* begin COLLECTED DATA *

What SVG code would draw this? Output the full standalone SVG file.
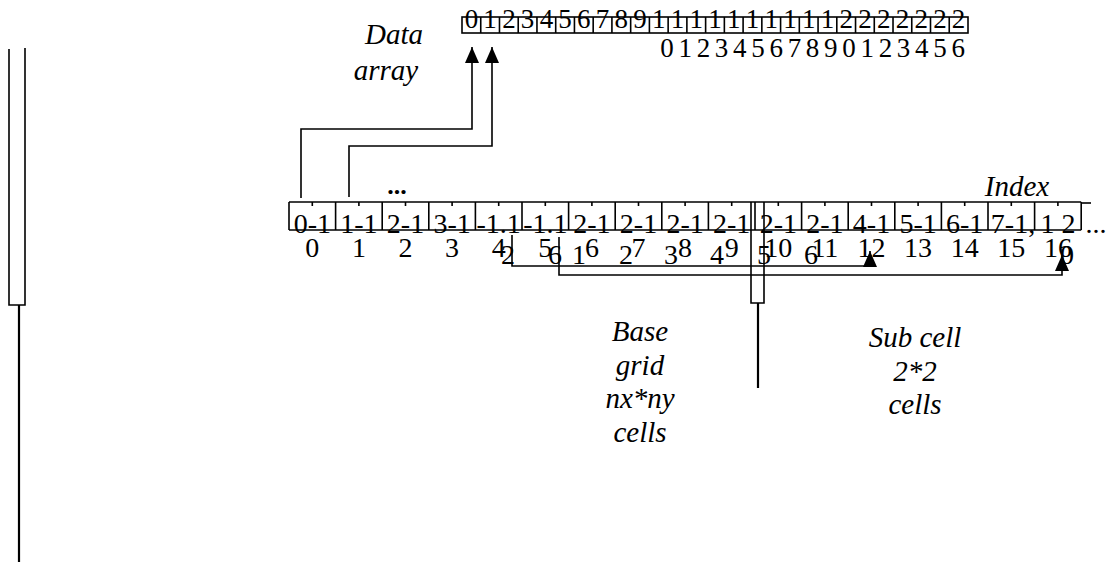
<svg xmlns="http://www.w3.org/2000/svg" width="1108" height="562" viewBox="0 0 1108 562">
<style>
.ln{fill:none;stroke:#000;stroke-width:1.6}
.thk{fill:none;stroke:#000;stroke-width:2.2}
.d{font-family:"Liberation Serif",serif;font-size:28px;fill:#000;text-anchor:middle}
.ds{font-family:"Liberation Serif",serif;font-size:27px;fill:#000;text-anchor:middle}
.lb{font-family:"Liberation Serif",serif;font-size:29px;font-style:italic;fill:#000;text-anchor:middle}
</style>
<defs>
<marker id="ah" markerUnits="userSpaceOnUse" markerWidth="16" markerHeight="14" refX="16" refY="7" orient="auto">
<path d="M0,0 L16,7 L0,14 z" fill="#000"/>
</marker>
</defs>
<rect width="1108" height="562" fill="#fff"/>

<g id="left-bracket">
<path class="ln" d="M9,49 V305 H25 V48"/>
<path class="thk" d="M19,305 V562"/>
</g>

<g id="data-array">
<rect class="ln" x="462" y="17" width="506" height="16"/>
<path class="ln" d="M480.74,17V33M499.48,17V33M518.22,17V33M536.96,17V33M555.7,17V33M574.44,17V33M593.18,17V33M611.92,17V33M630.66,17V33M649.4,17V33M668.14,17V33M686.88,17V33M705.62,17V33M724.36,17V33M743.1,17V33M761.84,17V33M780.58,17V33M799.32,17V33M818.06,17V33M836.8,17V33M855.54,17V33M874.28,17V33M893.02,17V33M911.76,17V33M930.5,17V33M949.24,17V33"/>
<text class="ds" y="27.5"><tspan x="471.4">0</tspan><tspan x="490.1">1</tspan><tspan x="508.9">2</tspan><tspan x="527.6">3</tspan><tspan x="546.4">4</tspan><tspan x="565.1">5</tspan><tspan x="583.8">6</tspan><tspan x="602.6">7</tspan><tspan x="621.3">8</tspan><tspan x="640.1">9</tspan><tspan x="658.8">1</tspan><tspan x="677.5">1</tspan><tspan x="696.3">1</tspan><tspan x="715">1</tspan><tspan x="733.8">1</tspan><tspan x="752.5">1</tspan><tspan x="771.2">1</tspan><tspan x="790">1</tspan><tspan x="808.7">1</tspan><tspan x="827.5">1</tspan><tspan x="846.2">2</tspan><tspan x="864.9">2</tspan><tspan x="883.7">2</tspan><tspan x="902.4">2</tspan><tspan x="921.2">2</tspan><tspan x="939.9">2</tspan><tspan x="958.6">2</tspan></text>
<text class="ds" y="56.5"><tspan x="667">0</tspan><tspan x="685.2">1</tspan><tspan x="703.4">2</tspan><tspan x="721.6">3</tspan><tspan x="739.8">4</tspan><tspan x="758">5</tspan><tspan x="776.2">6</tspan><tspan x="794.4">7</tspan><tspan x="812.6">8</tspan><tspan x="830.8">9</tspan><tspan x="849">0</tspan><tspan x="867.2">1</tspan><tspan x="885.4">2</tspan><tspan x="903.6">3</tspan><tspan x="921.8">4</tspan><tspan x="940">5</tspan><tspan x="958.2">6</tspan></text>
</g>

<g id="label-data-array">
<text class="lb" x="394" y="44">Data</text>
<text class="lb" x="386" y="80">array</text>
</g>

<g id="index-row">
<path class="ln" d="M289,202 H1081.2 M289,230 H1081.2"/>
<path class="ln" d="M289,202V230M335.6,202V230M382.2,202V230M428.8,202V230M475.4,202V230M522,202V230M568.6,202V230M615.2,202V230M661.8,202V230M708.4,202V230M755,202V230M801.6,202V230M848.2,202V230M894.8,202V230M941.4,202V230M988,202V230M1034.6,202V230M1081.2,202V230"/>
<path class="ln" d="M1081.2,203 H1091"/>
<path class="ln" d="M312.3,202V206M358.9,202V206M405.5,202V206M452.1,202V206M498.7,202V206M545.3,202V206M591.9,202V206M638.5,202V206M685.1,202V206M731.7,202V206M778.3,202V206M824.9,202V206M871.5,202V206M918.1,202V206M964.7,202V206M1011.3,202V206M1057.9,202V206"/>
<text class="d" y="233"><tspan x="312.3">0-1</tspan><tspan x="358.9">1-1</tspan><tspan x="405.5">2-1</tspan><tspan x="452.1">3-1</tspan><tspan x="498.7">-1.1</tspan><tspan x="545.3">-1.1</tspan><tspan x="591.9">2-1</tspan><tspan x="638.5">2-1</tspan><tspan x="685.1">2-1</tspan><tspan x="731.7">2-1</tspan><tspan x="778.3">2-1</tspan><tspan x="824.9">2-1</tspan><tspan x="871.5">4-1</tspan><tspan x="918.1">5-1</tspan><tspan x="964.7">6-1</tspan><tspan x="1013">7-1,</tspan><tspan x="1058">1 2</tspan></text>
<text class="d" x="1096" y="233">...</text>
<text class="d" y="257"><tspan x="312.3">0</tspan><tspan x="358.9">1</tspan><tspan x="405.5">2</tspan><tspan x="452.1">3</tspan><tspan x="498.7">4</tspan><tspan x="545.3">5</tspan><tspan x="591.9">6</tspan><tspan x="638.5">7</tspan><tspan x="685.1">8</tspan><tspan x="731.7">9</tspan><tspan x="778.3">10</tspan><tspan x="824.9">11</tspan><tspan x="871.5">12</tspan><tspan x="918.1">13</tspan><tspan x="964.7">14</tspan><tspan x="1011.3">15</tspan><tspan x="1057.9">16</tspan></text>
<text class="d" y="264"><tspan x="508">2</tspan><tspan x="555">6</tspan><tspan x="579">1</tspan><tspan x="626">2</tspan><tspan x="671">3</tspan><tspan x="717">4</tspan><tspan x="764">5</tspan><tspan x="811">6</tspan><tspan x="1067">0</tspan></text>
<text x="397" y="194" style="font-family:'Liberation Serif',serif;font-size:26px;font-weight:bold;text-anchor:middle">...</text>
</g>

<g id="label-index">
<text class="lb" x="1017" y="196">Index</text>
</g>

<g id="middle-bracket">
<path class="ln" d="M751,202 V303 H764 V202"/>
<path class="thk" d="M758,303 V388"/>
</g>

<g id="label-base-grid">
<text class="lb" x="640" y="341">Base</text>
<text class="lb" x="640" y="375">grid</text>
<text class="lb" x="640" y="408">nx*ny</text>
<text class="lb" x="640" y="442">cells</text>
</g>

<g id="label-sub-cell">
<text class="lb" x="915" y="347">Sub cell</text>
<text class="lb" x="915" y="381">2*2</text>
<text class="lb" x="915" y="414">cells</text>
</g>

<g id="connectors">
<path class="ln" d="M301,198 V129 H472 V47" marker-end="url(#ah)"/>
<path class="ln" d="M349,197 V146 H492 V47" marker-end="url(#ah)"/>
<path class="ln" d="M512,235 V266 H870 V251" marker-end="url(#ah)"/>
<path class="ln" d="M559,237 V275 H1062 V255" marker-end="url(#ah)"/>
</g>
</svg>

* end COLLECTED DATA *

DIRECTIONS FOR THIS TASK
Return the full material word for word. Do not include the pictures.

WRITTEN SOLUTION
What SVG code would draw this? Output the full standalone SVG file.
<svg xmlns="http://www.w3.org/2000/svg" width="1108" height="562" viewBox="0 0 1108 562">
<style>
.ln{fill:none;stroke:#000;stroke-width:1.6}
.thk{fill:none;stroke:#000;stroke-width:2.2}
.d{font-family:"Liberation Serif",serif;font-size:28px;fill:#000;text-anchor:middle}
.ds{font-family:"Liberation Serif",serif;font-size:27px;fill:#000;text-anchor:middle}
.lb{font-family:"Liberation Serif",serif;font-size:29px;font-style:italic;fill:#000;text-anchor:middle}
</style>
<defs>
<marker id="ah" markerUnits="userSpaceOnUse" markerWidth="16" markerHeight="14" refX="16" refY="7" orient="auto">
<path d="M0,0 L16,7 L0,14 z" fill="#000"/>
</marker>
</defs>
<rect width="1108" height="562" fill="#fff"/>

<g id="left-bracket">
<path class="ln" d="M9,49 V305 H25 V48"/>
<path class="thk" d="M19,305 V562"/>
</g>

<g id="data-array">
<rect class="ln" x="462" y="17" width="506" height="16"/>
<path class="ln" d="M480.74,17V33M499.48,17V33M518.22,17V33M536.96,17V33M555.7,17V33M574.44,17V33M593.18,17V33M611.92,17V33M630.66,17V33M649.4,17V33M668.14,17V33M686.88,17V33M705.62,17V33M724.36,17V33M743.1,17V33M761.84,17V33M780.58,17V33M799.32,17V33M818.06,17V33M836.8,17V33M855.54,17V33M874.28,17V33M893.02,17V33M911.76,17V33M930.5,17V33M949.24,17V33"/>
<text class="ds" y="27.5"><tspan x="471.4">0</tspan><tspan x="490.1">1</tspan><tspan x="508.9">2</tspan><tspan x="527.6">3</tspan><tspan x="546.4">4</tspan><tspan x="565.1">5</tspan><tspan x="583.8">6</tspan><tspan x="602.6">7</tspan><tspan x="621.3">8</tspan><tspan x="640.1">9</tspan><tspan x="658.8">1</tspan><tspan x="677.5">1</tspan><tspan x="696.3">1</tspan><tspan x="715">1</tspan><tspan x="733.8">1</tspan><tspan x="752.5">1</tspan><tspan x="771.2">1</tspan><tspan x="790">1</tspan><tspan x="808.7">1</tspan><tspan x="827.5">1</tspan><tspan x="846.2">2</tspan><tspan x="864.9">2</tspan><tspan x="883.7">2</tspan><tspan x="902.4">2</tspan><tspan x="921.2">2</tspan><tspan x="939.9">2</tspan><tspan x="958.6">2</tspan></text>
<text class="ds" y="56.5"><tspan x="667">0</tspan><tspan x="685.2">1</tspan><tspan x="703.4">2</tspan><tspan x="721.6">3</tspan><tspan x="739.8">4</tspan><tspan x="758">5</tspan><tspan x="776.2">6</tspan><tspan x="794.4">7</tspan><tspan x="812.6">8</tspan><tspan x="830.8">9</tspan><tspan x="849">0</tspan><tspan x="867.2">1</tspan><tspan x="885.4">2</tspan><tspan x="903.6">3</tspan><tspan x="921.8">4</tspan><tspan x="940">5</tspan><tspan x="958.2">6</tspan></text>
</g>

<g id="label-data-array">
<text class="lb" x="394" y="44">Data</text>
<text class="lb" x="386" y="80">array</text>
</g>

<g id="index-row">
<path class="ln" d="M289,202 H1081.2 M289,230 H1081.2"/>
<path class="ln" d="M289,202V230M335.6,202V230M382.2,202V230M428.8,202V230M475.4,202V230M522,202V230M568.6,202V230M615.2,202V230M661.8,202V230M708.4,202V230M755,202V230M801.6,202V230M848.2,202V230M894.8,202V230M941.4,202V230M988,202V230M1034.6,202V230M1081.2,202V230"/>
<path class="ln" d="M1081.2,203 H1091"/>
<path class="ln" d="M312.3,202V206M358.9,202V206M405.5,202V206M452.1,202V206M498.7,202V206M545.3,202V206M591.9,202V206M638.5,202V206M685.1,202V206M731.7,202V206M778.3,202V206M824.9,202V206M871.5,202V206M918.1,202V206M964.7,202V206M1011.3,202V206M1057.9,202V206"/>
<text class="d" y="233"><tspan x="312.3">0-1</tspan><tspan x="358.9">1-1</tspan><tspan x="405.5">2-1</tspan><tspan x="452.1">3-1</tspan><tspan x="498.7">-1.1</tspan><tspan x="545.3">-1.1</tspan><tspan x="591.9">2-1</tspan><tspan x="638.5">2-1</tspan><tspan x="685.1">2-1</tspan><tspan x="731.7">2-1</tspan><tspan x="778.3">2-1</tspan><tspan x="824.9">2-1</tspan><tspan x="871.5">4-1</tspan><tspan x="918.1">5-1</tspan><tspan x="964.7">6-1</tspan><tspan x="1013">7-1,</tspan><tspan x="1058">1 2</tspan></text>
<text class="d" x="1096" y="233">...</text>
<text class="d" y="257"><tspan x="312.3">0</tspan><tspan x="358.9">1</tspan><tspan x="405.5">2</tspan><tspan x="452.1">3</tspan><tspan x="498.7">4</tspan><tspan x="545.3">5</tspan><tspan x="591.9">6</tspan><tspan x="638.5">7</tspan><tspan x="685.1">8</tspan><tspan x="731.7">9</tspan><tspan x="778.3">10</tspan><tspan x="824.9">11</tspan><tspan x="871.5">12</tspan><tspan x="918.1">13</tspan><tspan x="964.7">14</tspan><tspan x="1011.3">15</tspan><tspan x="1057.9">16</tspan></text>
<text class="d" y="264"><tspan x="508">2</tspan><tspan x="555">6</tspan><tspan x="579">1</tspan><tspan x="626">2</tspan><tspan x="671">3</tspan><tspan x="717">4</tspan><tspan x="764">5</tspan><tspan x="811">6</tspan><tspan x="1067">0</tspan></text>
<text x="397" y="194" style="font-family:'Liberation Serif',serif;font-size:26px;font-weight:bold;text-anchor:middle">...</text>
</g>

<g id="label-index">
<text class="lb" x="1017" y="196">Index</text>
</g>

<g id="middle-bracket">
<path class="ln" d="M751,202 V303 H764 V202"/>
<path class="thk" d="M758,303 V388"/>
</g>

<g id="label-base-grid">
<text class="lb" x="640" y="341">Base</text>
<text class="lb" x="640" y="375">grid</text>
<text class="lb" x="640" y="408">nx*ny</text>
<text class="lb" x="640" y="442">cells</text>
</g>

<g id="label-sub-cell">
<text class="lb" x="915" y="347">Sub cell</text>
<text class="lb" x="915" y="381">2*2</text>
<text class="lb" x="915" y="414">cells</text>
</g>

<g id="connectors">
<path class="ln" d="M301,198 V129 H472 V47" marker-end="url(#ah)"/>
<path class="ln" d="M349,197 V146 H492 V47" marker-end="url(#ah)"/>
<path class="ln" d="M512,235 V266 H870 V251" marker-end="url(#ah)"/>
<path class="ln" d="M559,237 V275 H1062 V255" marker-end="url(#ah)"/>
</g>
</svg>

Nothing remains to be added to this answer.